__Records to use__.
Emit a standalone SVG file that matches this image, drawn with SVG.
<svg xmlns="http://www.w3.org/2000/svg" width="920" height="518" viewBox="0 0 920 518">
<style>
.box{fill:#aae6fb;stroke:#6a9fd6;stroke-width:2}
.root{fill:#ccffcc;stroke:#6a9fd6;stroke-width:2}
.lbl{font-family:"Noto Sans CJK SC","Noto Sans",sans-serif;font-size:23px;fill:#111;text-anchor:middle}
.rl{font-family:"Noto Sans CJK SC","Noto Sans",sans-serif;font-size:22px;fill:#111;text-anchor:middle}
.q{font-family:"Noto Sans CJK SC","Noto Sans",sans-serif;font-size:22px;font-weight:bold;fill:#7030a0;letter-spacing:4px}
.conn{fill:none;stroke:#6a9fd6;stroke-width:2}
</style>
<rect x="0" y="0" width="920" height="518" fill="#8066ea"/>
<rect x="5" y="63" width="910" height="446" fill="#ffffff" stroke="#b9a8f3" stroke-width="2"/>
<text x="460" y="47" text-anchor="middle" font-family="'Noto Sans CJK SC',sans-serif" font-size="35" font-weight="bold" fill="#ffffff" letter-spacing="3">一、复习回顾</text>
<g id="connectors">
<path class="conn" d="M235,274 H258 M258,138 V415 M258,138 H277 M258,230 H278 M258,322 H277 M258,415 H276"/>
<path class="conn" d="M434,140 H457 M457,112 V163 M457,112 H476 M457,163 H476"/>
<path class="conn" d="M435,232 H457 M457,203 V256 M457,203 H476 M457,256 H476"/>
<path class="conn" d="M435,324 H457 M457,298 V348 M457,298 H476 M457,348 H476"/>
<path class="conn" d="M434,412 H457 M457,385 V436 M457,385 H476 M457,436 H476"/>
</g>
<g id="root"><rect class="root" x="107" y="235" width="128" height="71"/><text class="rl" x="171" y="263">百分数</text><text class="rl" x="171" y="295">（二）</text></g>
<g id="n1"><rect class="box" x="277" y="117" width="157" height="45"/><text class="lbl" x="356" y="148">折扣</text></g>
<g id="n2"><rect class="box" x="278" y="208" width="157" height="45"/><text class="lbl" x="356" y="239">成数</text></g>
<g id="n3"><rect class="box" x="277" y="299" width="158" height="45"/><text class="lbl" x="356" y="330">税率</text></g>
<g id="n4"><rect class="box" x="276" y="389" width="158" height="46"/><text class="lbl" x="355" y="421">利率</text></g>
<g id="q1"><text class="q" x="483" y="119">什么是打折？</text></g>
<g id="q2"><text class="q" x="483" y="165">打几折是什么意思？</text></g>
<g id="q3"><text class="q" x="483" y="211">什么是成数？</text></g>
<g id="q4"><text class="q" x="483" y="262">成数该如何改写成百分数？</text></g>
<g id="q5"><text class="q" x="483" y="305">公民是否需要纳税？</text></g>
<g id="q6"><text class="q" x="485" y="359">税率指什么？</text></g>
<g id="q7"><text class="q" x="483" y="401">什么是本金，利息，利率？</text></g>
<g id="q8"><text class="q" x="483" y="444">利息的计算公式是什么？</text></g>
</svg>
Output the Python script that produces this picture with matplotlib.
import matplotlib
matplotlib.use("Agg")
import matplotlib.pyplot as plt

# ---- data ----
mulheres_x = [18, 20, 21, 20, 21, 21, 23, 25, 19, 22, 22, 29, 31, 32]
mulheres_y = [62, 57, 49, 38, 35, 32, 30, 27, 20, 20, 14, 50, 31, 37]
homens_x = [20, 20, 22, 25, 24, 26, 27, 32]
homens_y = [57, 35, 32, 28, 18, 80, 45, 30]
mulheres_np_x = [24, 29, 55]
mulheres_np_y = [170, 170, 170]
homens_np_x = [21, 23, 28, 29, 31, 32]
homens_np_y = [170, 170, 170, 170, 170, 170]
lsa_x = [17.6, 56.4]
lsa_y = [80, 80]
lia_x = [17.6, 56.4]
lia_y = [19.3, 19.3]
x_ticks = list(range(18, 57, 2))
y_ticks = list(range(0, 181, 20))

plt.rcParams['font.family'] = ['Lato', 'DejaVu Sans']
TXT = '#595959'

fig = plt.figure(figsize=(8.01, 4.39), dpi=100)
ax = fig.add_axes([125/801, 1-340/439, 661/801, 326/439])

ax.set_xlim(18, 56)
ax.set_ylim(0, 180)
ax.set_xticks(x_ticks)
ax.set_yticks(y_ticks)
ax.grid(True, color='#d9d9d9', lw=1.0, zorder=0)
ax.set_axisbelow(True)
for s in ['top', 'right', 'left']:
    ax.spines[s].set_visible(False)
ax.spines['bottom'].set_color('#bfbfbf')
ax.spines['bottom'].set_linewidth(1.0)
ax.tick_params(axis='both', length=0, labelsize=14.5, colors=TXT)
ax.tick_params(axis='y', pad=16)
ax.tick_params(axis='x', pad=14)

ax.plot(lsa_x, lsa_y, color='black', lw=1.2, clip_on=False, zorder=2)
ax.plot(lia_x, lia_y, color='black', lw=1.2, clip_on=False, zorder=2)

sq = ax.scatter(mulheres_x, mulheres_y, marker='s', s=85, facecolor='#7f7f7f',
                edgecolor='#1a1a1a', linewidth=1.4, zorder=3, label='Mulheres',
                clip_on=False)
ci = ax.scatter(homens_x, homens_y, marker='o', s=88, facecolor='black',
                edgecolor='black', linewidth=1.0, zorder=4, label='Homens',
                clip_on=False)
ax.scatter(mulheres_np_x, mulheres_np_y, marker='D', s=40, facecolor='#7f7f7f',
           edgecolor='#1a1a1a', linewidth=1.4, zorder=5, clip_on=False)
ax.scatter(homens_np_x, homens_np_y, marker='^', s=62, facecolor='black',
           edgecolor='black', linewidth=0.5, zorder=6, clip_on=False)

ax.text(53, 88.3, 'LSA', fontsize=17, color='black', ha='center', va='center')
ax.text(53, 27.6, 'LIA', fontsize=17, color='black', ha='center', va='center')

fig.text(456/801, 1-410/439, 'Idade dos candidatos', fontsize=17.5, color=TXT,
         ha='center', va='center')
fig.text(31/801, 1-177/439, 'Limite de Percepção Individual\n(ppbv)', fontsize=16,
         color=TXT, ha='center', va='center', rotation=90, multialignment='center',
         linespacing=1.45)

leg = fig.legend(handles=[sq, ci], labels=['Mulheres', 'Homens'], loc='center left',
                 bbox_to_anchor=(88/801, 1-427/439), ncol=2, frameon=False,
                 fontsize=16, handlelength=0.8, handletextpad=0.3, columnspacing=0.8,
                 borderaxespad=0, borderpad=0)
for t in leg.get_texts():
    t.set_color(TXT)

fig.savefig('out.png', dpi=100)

__To be done__.
Reproduce word for word the material above, beginning with the line that contains "Output the Python" and ending with the line that contains "import matplotlib.pyplot as plt".

__Task solution__.
Output the Python script that produces this picture with matplotlib.
import matplotlib
matplotlib.use("Agg")
import matplotlib.pyplot as plt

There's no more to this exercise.